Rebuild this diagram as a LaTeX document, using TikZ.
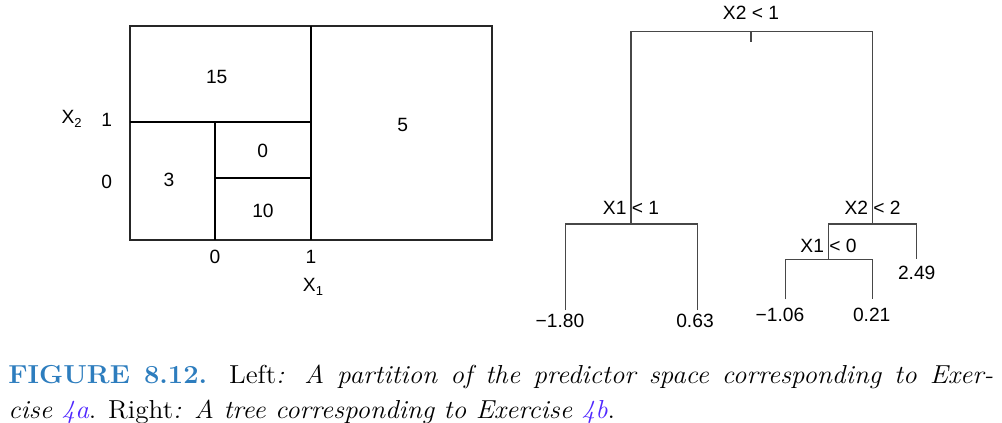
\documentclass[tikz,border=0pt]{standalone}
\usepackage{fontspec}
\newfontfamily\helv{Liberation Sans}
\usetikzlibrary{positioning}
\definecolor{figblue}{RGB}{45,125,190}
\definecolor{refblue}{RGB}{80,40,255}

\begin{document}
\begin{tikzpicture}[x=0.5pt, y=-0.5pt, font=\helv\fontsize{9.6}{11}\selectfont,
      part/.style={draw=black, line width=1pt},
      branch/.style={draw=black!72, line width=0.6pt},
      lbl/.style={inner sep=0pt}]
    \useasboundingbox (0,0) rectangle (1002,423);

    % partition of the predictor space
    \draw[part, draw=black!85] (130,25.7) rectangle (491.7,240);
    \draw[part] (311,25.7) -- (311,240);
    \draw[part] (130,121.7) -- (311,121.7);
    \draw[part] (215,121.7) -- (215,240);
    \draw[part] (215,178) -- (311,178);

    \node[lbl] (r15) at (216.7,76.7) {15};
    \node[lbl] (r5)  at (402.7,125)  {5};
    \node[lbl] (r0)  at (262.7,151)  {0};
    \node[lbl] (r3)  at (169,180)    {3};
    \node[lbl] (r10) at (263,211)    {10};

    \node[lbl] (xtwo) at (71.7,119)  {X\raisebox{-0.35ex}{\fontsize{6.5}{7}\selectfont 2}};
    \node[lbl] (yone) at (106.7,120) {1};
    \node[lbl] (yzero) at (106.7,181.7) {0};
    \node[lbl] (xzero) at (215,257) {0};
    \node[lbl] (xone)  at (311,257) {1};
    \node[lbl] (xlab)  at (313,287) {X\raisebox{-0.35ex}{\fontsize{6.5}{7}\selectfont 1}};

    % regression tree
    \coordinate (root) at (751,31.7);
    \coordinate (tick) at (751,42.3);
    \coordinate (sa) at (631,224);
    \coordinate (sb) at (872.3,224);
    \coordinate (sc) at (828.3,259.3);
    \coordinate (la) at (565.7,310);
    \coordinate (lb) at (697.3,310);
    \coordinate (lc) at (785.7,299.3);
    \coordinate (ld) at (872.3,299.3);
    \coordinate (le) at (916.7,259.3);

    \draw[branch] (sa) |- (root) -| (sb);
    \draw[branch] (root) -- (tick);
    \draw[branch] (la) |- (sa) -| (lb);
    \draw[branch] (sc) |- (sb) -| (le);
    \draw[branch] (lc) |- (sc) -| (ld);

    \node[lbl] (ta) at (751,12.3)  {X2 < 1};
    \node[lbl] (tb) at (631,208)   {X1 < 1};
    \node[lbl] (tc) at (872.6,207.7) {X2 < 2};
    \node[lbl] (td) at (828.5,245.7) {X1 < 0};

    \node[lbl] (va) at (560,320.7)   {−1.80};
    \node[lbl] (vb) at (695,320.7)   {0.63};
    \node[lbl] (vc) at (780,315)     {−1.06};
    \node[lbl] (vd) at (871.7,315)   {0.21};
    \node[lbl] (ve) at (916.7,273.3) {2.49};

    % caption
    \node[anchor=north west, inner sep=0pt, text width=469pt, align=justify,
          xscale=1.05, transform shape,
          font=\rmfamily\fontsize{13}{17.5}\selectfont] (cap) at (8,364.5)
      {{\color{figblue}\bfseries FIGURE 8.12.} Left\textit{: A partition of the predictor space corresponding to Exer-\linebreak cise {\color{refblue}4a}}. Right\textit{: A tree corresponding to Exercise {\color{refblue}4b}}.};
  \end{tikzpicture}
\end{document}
--------------------------------
> [WHAT THE TASK REQUIRES]: Without including any picture, repeat the data exactly.

> [RESULT]:
Rebuild this diagram as a LaTeX document, using TikZ.
\documentclass[tikz,border=0pt]{standalone}
\usepackage{fontspec}
\newfontfamily\helv{Liberation Sans}
\usetikzlibrary{positioning}
\definecolor{figblue}{RGB}{45,125,190}
\definecolor{refblue}{RGB}{80,40,255}

\begin{document}
\begin{tikzpicture}[x=0.5pt, y=-0.5pt, font=\helv\fontsize{9.6}{11}\selectfont,
      part/.style={draw=black, line width=1pt},
      branch/.style={draw=black!72, line width=0.6pt},
      lbl/.style={inner sep=0pt}]
    \useasboundingbox (0,0) rectangle (1002,423);

    % partition of the predictor space
    \draw[part, draw=black!85] (130,25.7) rectangle (491.7,240);
    \draw[part] (311,25.7) -- (311,240);
    \draw[part] (130,121.7) -- (311,121.7);
    \draw[part] (215,121.7) -- (215,240);
    \draw[part] (215,178) -- (311,178);

    \node[lbl] (r15) at (216.7,76.7) {15};
    \node[lbl] (r5)  at (402.7,125)  {5};
    \node[lbl] (r0)  at (262.7,151)  {0};
    \node[lbl] (r3)  at (169,180)    {3};
    \node[lbl] (r10) at (263,211)    {10};

    \node[lbl] (xtwo) at (71.7,119)  {X\raisebox{-0.35ex}{\fontsize{6.5}{7}\selectfont 2}};
    \node[lbl] (yone) at (106.7,120) {1};
    \node[lbl] (yzero) at (106.7,181.7) {0};
    \node[lbl] (xzero) at (215,257) {0};
    \node[lbl] (xone)  at (311,257) {1};
    \node[lbl] (xlab)  at (313,287) {X\raisebox{-0.35ex}{\fontsize{6.5}{7}\selectfont 1}};

    % regression tree
    \coordinate (root) at (751,31.7);
    \coordinate (tick) at (751,42.3);
    \coordinate (sa) at (631,224);
    \coordinate (sb) at (872.3,224);
    \coordinate (sc) at (828.3,259.3);
    \coordinate (la) at (565.7,310);
    \coordinate (lb) at (697.3,310);
    \coordinate (lc) at (785.7,299.3);
    \coordinate (ld) at (872.3,299.3);
    \coordinate (le) at (916.7,259.3);

    \draw[branch] (sa) |- (root) -| (sb);
    \draw[branch] (root) -- (tick);
    \draw[branch] (la) |- (sa) -| (lb);
    \draw[branch] (sc) |- (sb) -| (le);
    \draw[branch] (lc) |- (sc) -| (ld);

    \node[lbl] (ta) at (751,12.3)  {X2 < 1};
    \node[lbl] (tb) at (631,208)   {X1 < 1};
    \node[lbl] (tc) at (872.6,207.7) {X2 < 2};
    \node[lbl] (td) at (828.5,245.7) {X1 < 0};

    \node[lbl] (va) at (560,320.7)   {−1.80};
    \node[lbl] (vb) at (695,320.7)   {0.63};
    \node[lbl] (vc) at (780,315)     {−1.06};
    \node[lbl] (vd) at (871.7,315)   {0.21};
    \node[lbl] (ve) at (916.7,273.3) {2.49};

    % caption
    \node[anchor=north west, inner sep=0pt, text width=469pt, align=justify,
          xscale=1.05, transform shape,
          font=\rmfamily\fontsize{13}{17.5}\selectfont] (cap) at (8,364.5)
      {{\color{figblue}\bfseries FIGURE 8.12.} Left\textit{: A partition of the predictor space corresponding to Exer-\linebreak cise {\color{refblue}4a}}. Right\textit{: A tree corresponding to Exercise {\color{refblue}4b}}.};
  \end{tikzpicture}
\end{document}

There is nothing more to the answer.